Perhaps the main theme is that of misogyny and violence against women, and how online groups can foster and encourage this behaviour until it erupts into the real world. This is not a new theme, nor an unusual one, but Dark Mode explores it in a way that is at first subtle and unprepossessing, gradually dragging us as readers deeper and further into the suffocating reality of acts of violence enacted in the name of truths and beliefs and prejudices held up by isolated individuals who gather together online and encourage truly criminal and immoral behaviour. Some of the language and opinions will disgust and shock. They are meant to do so. The book makes us question our own naivety or wilful (blissful) ignorance of the darker side of humanity. I suspect that for most of us, it is not until depravity or abuse visits our own doorstep that we are completely aware of its horrors. Dark Mode will open that door and you will not be able to close it. It is uncomfortable, unflinching, chilling, riveting, compulsive, disturbing.

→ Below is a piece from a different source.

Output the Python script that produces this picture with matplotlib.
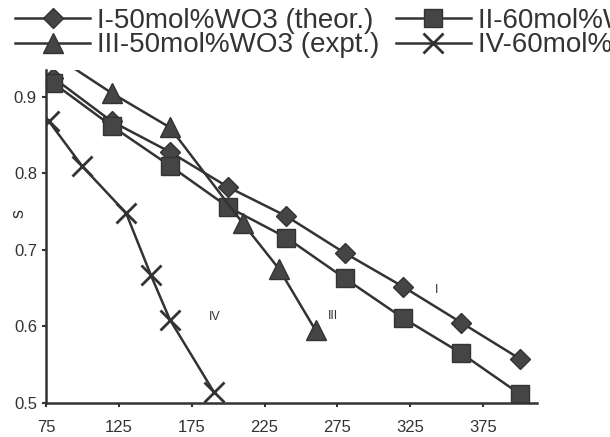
import matplotlib
matplotlib.use("Agg")
import matplotlib.pyplot as plt

plt.rcParams['font.family'] = ['Liberation Sans', 'DejaVu Sans']

# Data
x_theor = [80, 120, 160, 200, 240, 280, 320, 360, 400]
s_I = [0.925, 0.868, 0.828, 0.782, 0.744, 0.696, 0.652, 0.605, 0.558]
s_II = [0.918, 0.862, 0.810, 0.756, 0.716, 0.663, 0.611, 0.565, 0.512]

x_III = [80, 120, 160, 210, 235, 260]
s_III = [0.955, 0.905, 0.860, 0.735, 0.675, 0.595]

x_IV = [77, 100, 130, 147, 160, 190]
s_IV = [0.868, 0.809, 0.748, 0.667, 0.609, 0.515]

labels = ['I-50mol%WO3 (theor.)', 'II-60mol%WO3 (theor.)',
          'III-50mol%WO3 (expt.)', 'IV-60mol%WO3 (expt.)']
xticks = [75, 125, 175, 225, 275, 325, 375]
yticks = [0.5, 0.6, 0.7, 0.8, 0.9]

ink = '#333333'
fill = '#454545'

fig = plt.figure(figsize=(6.1, 4.37), dpi=100)
ax = fig.add_axes([46 / 610, 1 - 403 / 437, (537 - 46) / 610, (403 - 70) / 437])

line_kw = dict(color=ink, lw=1.8, mfc=fill, mec=ink, mew=1.0)
l1, = ax.plot(x_theor, s_I, marker='D', ms=10.5, **line_kw)
l2, = ax.plot(x_theor, s_II, marker='s', ms=13.5, **line_kw)
l3, = ax.plot(x_III, s_III, marker='^', ms=15, **line_kw)
l4, = ax.plot(x_IV, s_IV, marker='x', ms=15, color=ink, lw=1.8, mew=2.0)

# curve labels
ax.text(343, 0.648, 'I', fontsize=9, color=ink, ha='center', va='center')
ax.text(272, 0.614, 'III', fontsize=9, color=ink, ha='center', va='center')
ax.text(191, 0.612, 'IV', fontsize=9, color=ink, ha='center', va='center')

ax.set_xlim(75, 412)
ax.set_ylim(0.5, 0.935)
ax.set_xticks(xticks)
ax.set_yticks(yticks)
ax.set_yticklabels([f'{v:.1f}' for v in yticks])
ax.tick_params(labelsize=12, colors=ink, length=3, width=1.5)
ax.tick_params(axis='x', pad=9)
ax.set_ylabel('s', fontsize=13, color=ink)
ax.yaxis.set_label_coords(-(46 - 27) / 491, (403 - 213) / 333)

for side in ['top', 'right']:
    ax.spines[side].set_visible(False)
for side in ['left', 'bottom']:
    ax.spines[side].set_linewidth(1.8)
    ax.spines[side].set_color(ink)

fig.legend([l1, l3, l2, l4], [labels[0], labels[2], labels[1], labels[3]],
           loc='upper left', bbox_to_anchor=(15 / 610, 1 - 8 / 437),
           ncol=2, frameon=False, fontsize=20, handlelength=2.7,
           handletextpad=0.25, columnspacing=0.6, labelspacing=-0.06,
           borderpad=0, borderaxespad=0, labelcolor=ink)

fig.savefig('out.png', dpi=100)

Dark Mode offers the page-turning suspense of a thriller, the anxiety-inducing plot of a psychological maze, the unexpected twists and turns of a great crime book. It will keep you guessing. It will keep you up at night. It will make you question your online presence, and ask what might return from your past to haunt you. It will make you second-guess every stranger you meet – what dark secrets might they be hiding? What ill-will might they harbour? What explicit urges or depraved ideologies might they turn to in the privacy of their homes, in the screens of their computers?
The ending is satisfying but also creepy and terrifying. We are left with many answers, but also a dark question; how that question will resolve will leave you full of panicked anticipation.
Ashley Kalagian Blunt set out with a specific purpose in writing this book, a purpose I believe she has achieved, and then some. This is a well-crafted crime novel that ticks all the boxes. It is so well done that it’s hard to believe it’s her first in this genre (although of course she has other writing credits to her name). I look forward to where she takes this discovery of her crime-writing, thriller self, and what devious plots and characters she might be dreaming of for her next book.
(And if you’re interested in a non-fiction companion read, I highly recommend Ellis Gunn’s ‘Rattled: A rare, first person account of surviving a stalker’, published by Allen & Unwin Books.)